Updated: Apr 28, 2021

It's a mixture in between a white cheddar and a cream cheese but tastes like queso fresco when melted on a corn chip. Alfredo is a staple in my household everybody loves when I make it so for this contest I decided to put a little twist on it.

Hi, my name is Leyah Buster. I've been cooking for about 12 years and just started cooking with LIVING JIN Agar Agar Powder about two years ago. Ever since I was little I had a passion for cooking. I could make a full course breakfast at 7. My dad always tells me to challenge myself so here I am.

Servings: 12 people.

Total Time : 45 minutes.

Prep Time : 40 minutes.

Cooking Time : 5 minutes.

Other Time : Cover and store in an airtight container in the fridge or freezer for 14 days

Size of Container : 1 quart size glass bowl


  • Raw Unsalted Cashews

  • Tapioca Starch

  • Coconut Oil

  • Agar Agar Powder

  • Lemon Juice

  • Nutritional Yeast

  • Salt

  • Boiling Water


  • Blender


Step 1. Gather All Ingredients

1/2 cup Raw Unsalted Cashews

1/4 cup Tapioca Starch

1/4 cup Coconut Oil

3-5 Tbsp Agar Agar Powder (5 if you want firmer cheese)

1 Tbsp Lemon Juice

1 Tbsp Nutritional Yeast

3 tsp Salt

1 1/2 cup Boiling Water


Boil some water and pour it over the 1/2 cup of raw cashews and let it sit up to 30 minutes or overnight.

Step 2. Food Processor


After your cashews have soaked add all your other ingredients to a food processor. While you blend the ingredients in the food processor boil 1 ½ cup of water.

Step 4. Chunky Nut Butter


Once the mixture looks like chunky nut butter slowly add the boiling water and blend.


Put the mixture in a saucepan and whisk it till it looks like fondue or queso.

Step 5. Chill Overnight


Put the cheese mixture in a glass bowl and let it chill overnight or for 8 hours.

Servings: 6 people.

Total Time : 1 hour 28 minutes.

Prep Time : 10 minutes.

Cooking Time : 1 hour 18 minutes.

Other Time : Airtight container for 7days

Size of Container : Large Skillet or Bowl


  • Raw Cashews

  • Water

  • Garlic Cloves

  • Lemon Juice

  • Nutritional Yeast

  • Salt

* Cashew or almond milk when needed

★ TIP ★

Make sure you salt and season your food because the salt brings out more flavor and doesn't taste good underseasoned.

Step 6. Cashew Prep

1 cup Raw Cashews

3/4 cup Water

2 cup Garlic Cloves

1/2 tsp Lemon Juice

2 Tbsp Nutritional Yeast

1 tsp Salt


Pour boiling water over 1 cup of cashews and let it sit out overnight. After the cashews have sat overnight drain and rinse the cashews.
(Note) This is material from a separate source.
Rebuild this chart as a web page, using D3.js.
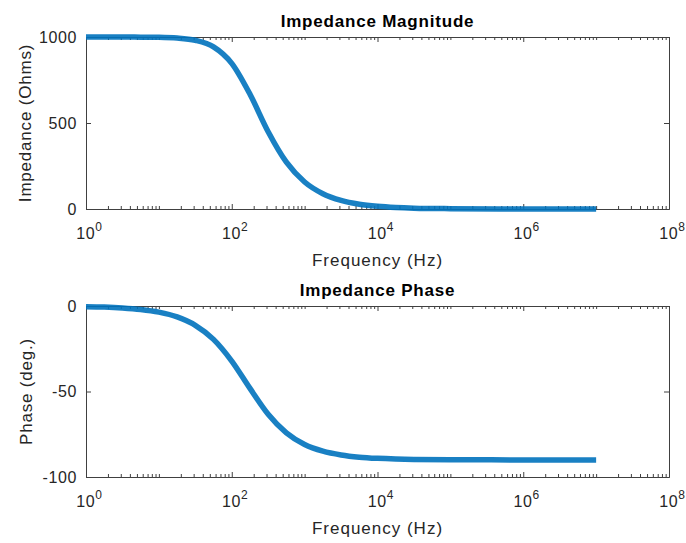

Put everything in the blender and blend till smooth.

Step 7. Saute + Season


While sauteing your spinach and mushrooms with garlic salt, pepper, Italian seasoning, and coconut amino (optional) boil your water for your noodles.


Once your vegetables are sauteed and your noodles are cooked save 2 cups of pasta water. Add your mixture from the blender to your sauteed vegetables and add half a cup of pasta water at a time to thin it out.

Step 8. Chop Up Cheese


Next, chop up the desired amount of cheese and add it to your sauce and once it's mixed in well add your pasta noodles.

* make sure you season your noodles

Step 9. Garnish & Serve


Then serve on a plate and add whatever garnish you like and enjoy!


Make sure you salt and season your food because the salt brings out more flavor and doesn't taste good underseasoned.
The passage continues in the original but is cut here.